The now-defunct Union Oil Company of California (Unocal) revealed the discovery of the Mariner field in 1981. The four wells it drilled in the location produced heavy oil. The field was later re-valued by a multi-well appraisal programme in 1996-1997 by Texaco.

The Mariner and Mariner East oil fields are made up of two shallow reservoirs. The reservoirs are estimated to hold up to three billion barrels of oil in place.

One reservoir in the Maureen Formation lies at depths ranging between 1,400m and 1,500m below sea level and contains oil with API gravity of 14.2.

The second reservoir is in the Heimdal Formation. It is situated at 1,200m below sea level and contains oil characterised by API gravity 12.1.

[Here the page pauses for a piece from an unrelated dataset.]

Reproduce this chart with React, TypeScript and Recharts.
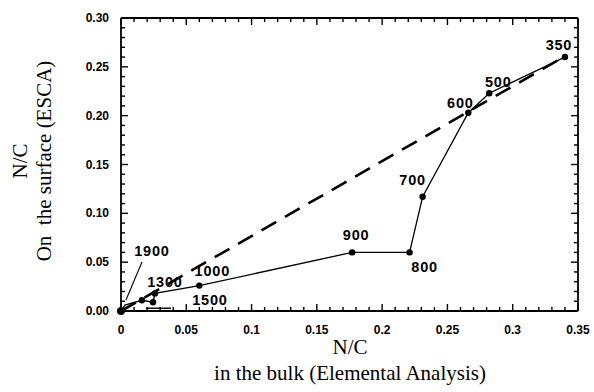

At the time of production start-up, the Mariner field was estimated to have total recoverable reserves of 300 million barrels. The reserves estimate was later reduced to 275 million barrels, which was again revised to 180 million barrels in January 2022.

Production from the Mariner field

The project has an annual average plateau production capacity of 55,000 barrels of crude oil a day. The combined oil and diluent, however, is expected to flow at the rate of 80,000 barrels a day.

Drilling the ultra-heavy oil fields

The Mariner offshore field development includes 50 wells and 92 side tracks while fluids from the nearby Mariner East field are tapped by four wells. The production drilling was started in 2016.

All the wells will be tied-back to the Mariner A production, drilling and quarters (PDQ) unit secured on a fixed steel jacket platform. The PDQ unit, in turn, is tied-back to Mariner B floating storage and offloading unit (FSU).

The wells at the Mariner field are drilled by the PDQ platform and a jack-up drilling rig while the Mariner East wells were drilled by a semi-submersible drilling rig.

The platform first separates gas and water from the produced oil. The stabilised oil is then piped to the FSU vessel for storage. From there, it is shipped to the shore through shuttle tankers.

The water is re-injected into the reservoirs to maintain pressure. The gas is used as fuel to meet the energy demand of the turbines onboard the platform.

Pipelines and subsea infrastructure

A 33km-long pipeline was laid between the platform and the Vesterled pipeline. This 6in gas import pipeline supplies the additional gas that is needed to meet the energy demands of the platform. Diluent to the platform is supplied from the FSU through a separate 6in diluent import pipeline measuring 2.4km in length.

A 2.6km pipeline, with a 10in diameter, was installed to export the stabilised crude oil from the PDQ to the FSU.

A 6.5km umbilical and an export pipeline of the same length connect the production template at the Mariner East to the PDQ.

All the pipelines are connected to their respective structures by pipeline end terminations (PLETs) and spools.

The 73km-long fibre-optic communication cable runs from the Heimdal platform, which is located on block 25/4 of the Norwegian North Sea, to the Mariner platform.

Contracts involved in Mariner Area project

The FSU was built by Samsung Heavy Industries in South Korea. Wärtsilä supplied pumping solutions for the FSU.

The front-end engineering and design (FEED) of the PDQ’s topsides was carried out by Aker Solutions as part of a $39m contract awarded in late-June 2011. SNC-Lavalin was contracted in November 2011 for the FEED of the platform’s jacket.

The heavy-lift operations for the project was carried out by Saipem.

The engineering, procurement, and construction (EPC) contract for the steel jacket was awarded to Dragados Offshore, which worked in collaboration with SNC Lavalin. The contract for the platform’s topside was awarded to Daewoo Shipbuilding & Marine Engineering (DSME). CB&I and Rig Design Services (RDS) assisted DSME.

Odfjell Drilling was engaged to provide drilling services for the project, under a contract worth £160m ($245m) awarded in April 2013.

Subsea 7 was awarded a $170m engineering, procurement, installation, and construction (EPIC) contract for 24 miles (38.6km) of rigid flowlines and flexible riser systems, and associated infrastructure and equipment.

In May 2013, UK-based offshore drilling contractor Noble received a four-year contract worth $655m to provide drilling services.

Aker Solutions was contracted in June 2014 to provide field maintenance and modification services. The five-year contract included options for a four-year extension and required Aker to provide these services during the pre-operations phase and the hook-up and commissioning phase.

Schlumberger was awarded a contract to deliver the drilling and well services for the Mariner field.

Wood secured a three-year contract worth $75m from Equinor, to provide the operations, maintenance, modifications, and offshore services on the Mariner A platform and Mariner B FSU, in October 2020.